You will be amazed at performance improvements that you get. To really
simplify this, think about this. First, on writes to the physical file and
then updating the pointers in the access path to the records in the Physical
file, in the above example I am only updating two Access paths (LF1 & LF2) &
one physical file so you could say I reduced my I/O on this one write by
approximately 25%. LF3 is just a pointer to Access Path of LF1.

Pete Massiello

-----Original Message-----
From: midrange-l-bounces@xxxxxxxxxxxx
[mailto:midrange-l-bounces@xxxxxxxxxxxx] On Behalf Of David FOXWELL
Sent: Monday, March 17, 2008 4:37 AM
To: Midrange Systems Technical Discussion
Subject: RE: Are we insane?

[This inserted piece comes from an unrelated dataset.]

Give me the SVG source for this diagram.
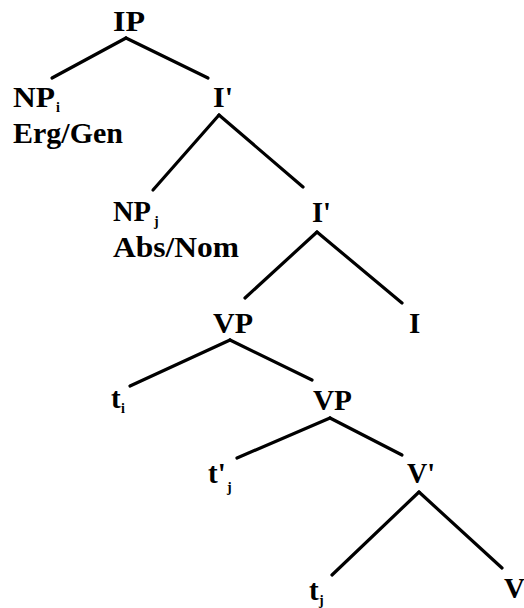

Unique use of native DB2



-----Message d'origine-----
De : midrange-l-bounces@xxxxxxxxxxxx
[mailto:midrange-l-bounces@xxxxxxxxxxxx] De la part de Alan Campin
Envoyé : jeudi 13 mars 2008 18:29
À : midrange-l@xxxxxxxxxxxx
Objet : RE: Are we insane? Unique use of native DB2

Alan Campin :
<snip>
OS/400 will share all the access paths, even on a partial key.
</snip>

Not sure if I fully understand that. If I have :
LF1 KFLD1, KFLD2
LF2 KFLD2, KFLD3
LF3 KFLD1

I would imagine you mean that LF3 shares with LF1 but LF2 would not share.
Is that right?


<snip>
I did some consulting at a company two years ago. Saved some 150gb of
storage by just recreating indexes and sharing the indexes.
</snip>
In the above example, if I were able to replace LF2 so that it had the same
key as LF1, do I reduce the amount of storage needed?



<snip>
This is really an exercise any shop should do. Check to see if you have
indexes that could be recreated and would then share an existing access
path.
</snip>

How would you start such a check? Go through all the applications to see if
a common access path could be created?


Thanks to all for a really interesting discussion.